Written by Anik Bose, General Partner at BGV
Many enterprises are currently enjoying what feels like an affordable GenAI revolution. For a fixed monthly fee per user, employees can experiment freely with AI assistants, generate content, summarize documents, write code, and automate workflows. The economics appear predictable and manageable.
That illusion is about to end.
As organizations move beyond experimentation and begin embedding GenAI into core business processes, the pricing model will increasingly shift from simple seat-based subscriptions to usage-based consumption tied to tokens, model calls, and inference workloads. The result could be a 10-20X increase in AI-related spending for many enterprises.

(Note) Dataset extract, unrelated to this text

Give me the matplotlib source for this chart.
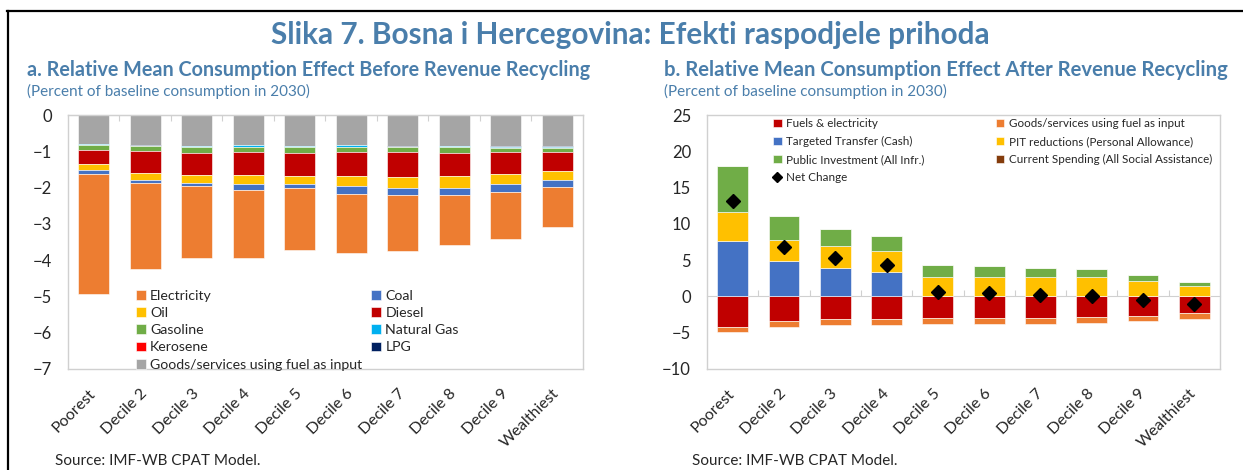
"""Bosnia and Herzegovina: distributional effects of carbon pricing, before/after recycling."""

import matplotlib

matplotlib.use("Agg")
import matplotlib.pyplot as plt
from matplotlib.lines import Line2D

DECILES = ["Poorest", "Decile 2", "Decile 3", "Decile 4", "Decile 5",
           "Decile 6", "Decile 7", "Decile 8", "Decile 9", "Wealthiest"]

# panel a: change in consumption by fuel (percent of baseline)
goods_a = [-0.80, -0.83, -0.845, -0.83, -0.845, -0.83, -0.845, -0.845, -0.845, -0.845]
lpg = [-0.01, -0.015, -0.02, -0.01, -0.02, -0.01, -0.025, -0.02, -0.025, -0.04]
kerosene = [0.0, 0.0, 0.0, 0.0, 0.0, 0.0, 0.0, 0.0, 0.0, 0.0]
natural_gas = [-0.005, -0.005, -0.005, -0.03, -0.015, -0.03, -0.01, -0.015, -0.03, -0.015]
gasoline = [-0.14, -0.145, -0.18, -0.16, -0.17, -0.16, -0.13, -0.18, -0.13, -0.12]
diesel = [-0.39, -0.59, -0.60, -0.61, -0.62, -0.66, -0.70, -0.63, -0.59, -0.52]
oil = [-0.16, -0.21, -0.23, -0.26, -0.23, -0.26, -0.29, -0.31, -0.29, -0.25]
coal = [-0.12, -0.08, -0.07, -0.18, -0.12, -0.23, -0.21, -0.20, -0.20, -0.19]
electricity = [-3.31, -2.36, -1.98, -1.87, -1.71, -1.61, -1.55, -1.38, -1.32, -1.12]

# panel b: after revenue recycling
fuels_elec = [-4.17, -3.39, -3.17, -3.17, -2.94, -3.03, -3.03, -2.80, -2.66, -2.29]
goods_b = [-0.78, -0.88, -0.82, -0.82, -0.82, -0.78, -0.78, -0.82, -0.78, -0.83]
targeted = [7.66, 4.82, 3.90, 3.35, 0.0, 0.0, 0.0, 0.0, 0.0, 0.0]
pit = [3.99, 2.98, 3.03, 2.93, 2.61, 2.66, 2.66, 2.66, 2.16, 1.42]
public_inv = [6.38, 3.35, 2.34, 2.07, 1.75, 1.51, 1.24, 1.06, 0.82, 0.51]
current_spend = [0.0, 0.0, 0.0, 0.0, 0.0, 0.0, 0.0, 0.0, 0.0, 0.0]
net_change = [13.17, 6.88, 5.32, 4.36, 0.60, 0.41, 0.14, 0.05, -0.50, -1.10]

BLUE = "#4A7EAB"
FRAME = "#D0D0D0"
TEXT = "#262626"
FONT = "Lato"


def stack(ax, series, x):
    """Stack series outward from zero, positives up and negatives down."""
    pos = [0.0] * len(x)
    neg = [0.0] * len(x)
    for vals, color, label in series:
        bottoms = [pos[i] if v >= 0 else neg[i] for i, v in enumerate(vals)]
        ax.bar(x, vals, 0.6, bottom=bottoms, color=color, label=label,
               edgecolor="white", linewidth=0.4)
        for i, v in enumerate(vals):
            if v >= 0:
                pos[i] += v
            else:
                neg[i] += v


def style(ax, ymin, ymax, step, zero_loc):
    ax.set_xlim(-0.5, len(DECILES) - 0.5)
    ax.set_ylim(ymin, ymax)
    ax.set_yticks(range(ymin, ymax + 1, step))
    ax.set_xticks(range(len(DECILES)))
    ax.set_xticklabels(DECILES, rotation=45, ha="right", va="center",
                       rotation_mode="anchor")
    ax.tick_params(axis="x", length=0, pad=16, labelsize=11.5, labelcolor=TEXT)
    ax.tick_params(axis="y", length=0, pad=11.5, labelsize=12, labelcolor=TEXT)
    for sp in ax.spines.values():
        sp.set_color(FRAME)
        sp.set_linewidth(1.0)
    # category axis sits on the zero line with boundary ticks
    if zero_loc == "top":
        zero = ax.secondary_xaxis("top")
    else:
        zero = ax.secondary_xaxis(0, transform=ax.transData)
    zero.set_xticks([i + 0.5 for i in range(len(DECILES) - 1)], labels=[])
    zero.tick_params(direction="in", length=4, color=FRAME)
    for sp in zero.spines.values():
        sp.set_color(FRAME)


def main() -> None:
    plt.rcParams["font.family"] = [FONT, "DejaVu Sans"]
    fig = plt.figure(figsize=(12.43, 4.70), dpi=100)

    ax_a = fig.add_axes([0.0547, 0.2149, 0.4143, 0.5404])
    ax_b = fig.add_axes([0.5688, 0.2149, 0.4127, 0.5404])
    x = list(range(len(DECILES)))

    stack(ax_a, [
        (goods_a, "#A5A5A5", "Goods/services using fuel as input"),
        (lpg, "#002060", "LPG"),
        (kerosene, "#FF0000", "Kerosene"),
        (natural_gas, "#00B0F0", "Natural Gas"),
        (gasoline, "#70AD47", "Gasoline"),
        (diesel, "#C00000", "Diesel"),
        (oil, "#FFC000", "Oil"),
        (coal, "#4472C4", "Coal"),
        (electricity, "#ED7D31", "Electricity"),
    ], x)
    style(ax_a, -7, 0, 1, "top")
    h, l = ax_a.get_legend_handles_labels()
    lut = dict(zip(l, h))
    order_a = ["Electricity", "Oil", "Gasoline", "Kerosene",
               "Goods/services using fuel as input",
               "Coal", "Diesel", "Natural Gas", "LPG"]
    ax_a.legend([lut[k] for k in order_a], order_a, ncol=2, frameon=False,
                loc="upper left", bbox_to_anchor=(0.118, 0.34),
                fontsize=10.2, handlelength=0.7, handleheight=0.7,
                handletextpad=0.3, columnspacing=0.64, labelspacing=0.37,
                borderpad=0, labelcolor=TEXT)

    stack(ax_b, [
        (fuels_elec, "#C00000", "Fuels & electricity"),
        (goods_b, "#ED7D31", "Goods/services using fuel as input"),
        (targeted, "#4472C4", "Targeted Transfer (Cash)"),
        (pit, "#FFC000", "PIT reductions (Personal Allowance)"),
        (public_inv, "#70AD47", "Public Investment (All Infr.)"),
        (current_spend, "#843C0C", "Current Spending (All Social Assistance)"),
    ], x)
    ax_b.plot(x, net_change, linestyle="none", marker="D", markersize=7,
              color="black", label="Net Change")
    style(ax_b, -10, 25, 5, 0)
    h, l = ax_b.get_legend_handles_labels()
    lut = dict(zip(l, h))
    order_b = ["Fuels & electricity", "Targeted Transfer (Cash)",
               "Public Investment (All Infr.)", "Net Change",
               "Goods/services using fuel as input",
               "PIT reductions (Personal Allowance)",
               "Current Spending (All Social Assistance)"]
    handles_b = [lut[k] for k in order_b]
    leg = ax_b.legend(handles_b, order_b, ncol=2, frameon=False,
                      loc="upper left", bbox_to_anchor=(0.118, 1.01),
                      fontsize=8.4, handlelength=0.7, handleheight=0.7,
                      handletextpad=0.4, columnspacing=6.1, labelspacing=0.6,
                      borderpad=0, labelcolor=TEXT, markerscale=0.7)
    for patch in leg.get_patches():
        if patch.get_label() == "Current Spending (All Social Assistance)":
            patch.set_edgecolor("#333333")
            patch.set_linewidth(0.8)

    fig.text(0.507, 0.925, "Slika 7. Bosna i Hercegovina: Efekti raspodjele prihoda",
             ha="center", va="center", fontsize=21.4, fontweight="bold", color=BLUE)
    fig.text(0.0217, 0.851, "a. Relative Mean Consumption Effect Before Revenue Recycling",
             ha="left", va="center", fontsize=14.25, fontweight="bold", color=BLUE)
    fig.text(0.534, 0.851, "b. Relative Mean Consumption Effect After Revenue Recycling",
             ha="left", va="center", fontsize=14.6, fontweight="bold", color=BLUE)
    for xpos in (0.0217, 0.534):
        fig.text(xpos, 0.806, "(Percent of baseline consumption in 2030)",
                 ha="left", va="center", fontsize=11, color=BLUE)
    for xpos in (0.044, 0.557):
        fig.text(xpos, 0.019, "Source: IMF-WB CPAT Model.",
                 ha="left", va="center", fontsize=11, color=TEXT)

    # frame on the top and left edges
    fig.add_artist(Line2D([0.0056, 1.0], [0.9766, 0.9766], color="black", linewidth=1.6))
    fig.add_artist(Line2D([0.0064, 0.0064], [0.0, 0.9766], color="black", linewidth=1.6))

    fig.savefig("out.png", dpi=100)


if __name__ == "__main__":
    main()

This should sound familiar.
In the early days of cloud computing, organizations migrated workloads from on-premise infrastructure to seemingly inexpensive cloud services. Initial costs appeared modest, often lower than maintaining physical data centers. But as adoption accelerated, workloads multiplied, storage expanded, and application usage exploded. Enterprises soon faced unexpected cloud bills that dwarfed their original projections. “Cloud shock” became a common experience for CIOs and CFOs alike.
GenAI is following a remarkably similar trajectory.
Today’s fixed-price AI subscriptions encourage broad experimentation. Employees use AI casually, departments run pilots, and costs remain relatively predictable. However, production-scale AI is fundamentally different. Customer service agents generating responses, sales teams running account research, developers using coding copilots, and business applications invoking large language models thousands of times per day all create enormous token consumption.
The challenge is that AI demand is highly elastic. The more useful GenAI becomes, the more employees and applications rely on it. A workflow that generates a few thousand tokens today may consume millions tomorrow when deployed across an enterprise. Advanced reasoning models, agentic workflows, multimodal capabilities, and always-on AI assistants further amplify consumption—and costs.
In fact, the warning signs are already emerging inside the very companies leading the AI revolution.
Over the past year, a new term has entered the enterprise AI lexicon: “tokenmaxxing”—the practice of maximizing AI usage and token consumption, often without corresponding business value. Amazon reportedly shut down an internal AI usage leaderboard after employees began competing to increase token consumption rather than focusing on customer outcomes. Microsoft CEO Satya Nadella has publicly acknowledged the phenomenon, emphasizing that organizations must match the right model to the right task rather than defaulting to the most expensive reasoning models.
The message from AI leaders is becoming clear: more AI usage does not automatically translate into more business value.
This realization is creating an entirely new software category: AI FinOps.
Just as CloudHealth, Apptio, and other FinOps platforms emerged during the cloud era to help enterprises manage runaway infrastructure spending, a new generation of startups is helping organizations gain visibility and control over AI consumption. Companies such as Pay-i provide detailed tracking of token usage, model utilization, cost attribution, and business-unit-level spending across AI applications and workflows. Their platforms help enterprises understand not only how much they are spending on AI, but whether that spending is generating measurable business outcomes.
Many organizations have not yet developed the governance, observability, and financial management disciplines needed to operate AI at scale. They are still budgeting for seats when they should be budgeting for compute consumption. Without visibility into which agents, applications, teams, and models are driving costs, enterprises risk repeating the mistakes of the early cloud era.
The enterprises that thrive in the GenAI era will be the ones that learn from the cloud era. Just as cloud spending required new disciplines around monitoring, optimization, chargebacks, forecasting, and accountability, AI spending will demand the same rigor. Organizations that establish AI governance and cost management early will be able to scale GenAI confidently, while those that ignore consumption economics may find themselves facing the next great enterprise technology bill shock.
The coming GenAI pricing shock is not a question of if—it is a question of when.